Мэт Коллишоу: «Через призму истории и глобальной политики я смотрю на новые технологии, задаваясь вопросом, куда они ведут нас на самом деле»
Мэт Коллишоу — один из самых значимых художников в истории современного британского искусства. Его имя неразрывно связано с группой Young British Artists (YBA). Однокурсник Дэймиена Херста по Голдсмит-колледжу, он стал одним из 17 молодых художников, в 1988 году принявших участие в легендарной выставке Freeze. За тридцать лет успешной карьеры Коллишоу стал символом нового искусства и мастером эффектных инсталляций. Коллекционер Виктория Янакова встретилась с ним в Лондоне, чтобы поговорить о его реализованных проектах в России и о том, как нам жить и работать дальше.
Фрагмент экспозиции выставки Мэта Коллишоу «Зона машин», 25 февраля — 25 июня 2022. Галерея Гари Татинцяна, Москва. Courtesy художник, Gary Tatintsian Gallery
Виктория Янакова: Как началась ваша история взаимоотношений с Россией, какие проекты вам удалось реализовать, что не получилось, и почему вы приняли решение не закрывать выставку, которая открылась в галерее Гари Татинцяна в Москве 24 февраля?
Мэт Коллишоу: Моя первая выставка в Москве состоялась в 2018 году в галере Гари Татинцяна благодаря моему другу Рону Араду — известному дизайнеру из Израиля, который знал Гари и познакомил нас. Мы показали в Москве несколько механических и эклектических работ. А через пару лет ко мне обратился дирижер Теодор Курентзис с просьбой сделать видеоарт, который должен был транслироваться во время исполнения «Реквиема» Габриэля Форе. Я приступил к работе, однако из-за пандемии пришлось остановить проект. Думал, ничего уже не получится, но в конце 2020 года мы вернулись к этой идее и в итоге решили сделать концерт в Баден-Бадене и второй — в Москве в феврале 2021 года.
Но еще в июне 2021 года, мы с оркестром musicAeterna участвовали в выставке в «Доме радио» в Санкт-Петербурге, куратором которой выступил Дмитрий Озерков. Это огромное помещение, и я создал для него видеопроекцию на экран шириной 11 метров и еще две проекции поменьше. Тогда я познакомился с кинопродюсером Анастасией Перовой, которая не только представила меня большому количеству людей, в том числе из вашего Министерства культуры, но и предложила сделать иммерсивный проект в Москве. У меня до этого не было таких масштабных проектов вне Британии, и я с радостью согласился. Так появилась идея сделать современную интерпретацию поэмы Гоголя «Мертвые души» — работу о дипфейках, воровстве и продаже личных данных, что, как мне кажется, напоминает фабулу сочинения Гоголя, герой которого точно так же покупал мертвые души для личного обогащения. Я и мои коллеги из Парижа, которые занимаются иммерсивным театром, начали работать, посчитали бюджет, я встречался с министром культуры РФ и потенциальными спонсорами. К началу года мы уже были готовы запускать проект в производство, но, к сожалению, этого не произошло по известным вам причинам.

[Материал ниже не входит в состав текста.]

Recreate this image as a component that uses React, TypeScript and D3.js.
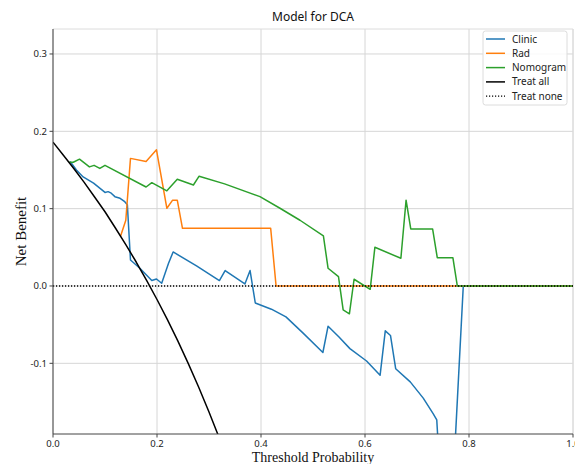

В декабре прошлого года я закончил работу над видео для «Реквиема» Форе. Подобные проекты — это всегда стресс и ответственность: необходимо синхронизировать живой видеоряд с темпом дирижера, что особенно сложно в случае с Теодором. Но в итоге все получилось. Следующая моя поездка в Москву была запланирована на 19 февраля — я приехал готовить открытие своей выставки в галерее Татинцяна. Моя техническая команда из Германии уже следила за развитием событий на границах России и переживала, что не сможет прилететь ко мне. Это грозило обернуться большими проблемами: я сам не смог бы установить работы такого масштаба, поэтому еще до известных событий меня не покидало ощущение, что я оказался в кризисной ситуации. Но, к счастью, в галерее работает прекрасный человек Кирилл Козлов — очень компетентный менеджер и инженер, который помог мне с монтажом. Например, одна из работ представляла собой масштабный зоотроп (устройство для демонстрации движущихся рисунков. — Артгид), в его центре была размещена платформа с закрепленными на ней цветами и птицами. Вращаясь со скоростью шестьдесят оборотов в минуту, платформа ежесекундно освещается вспышками стробоскопического света.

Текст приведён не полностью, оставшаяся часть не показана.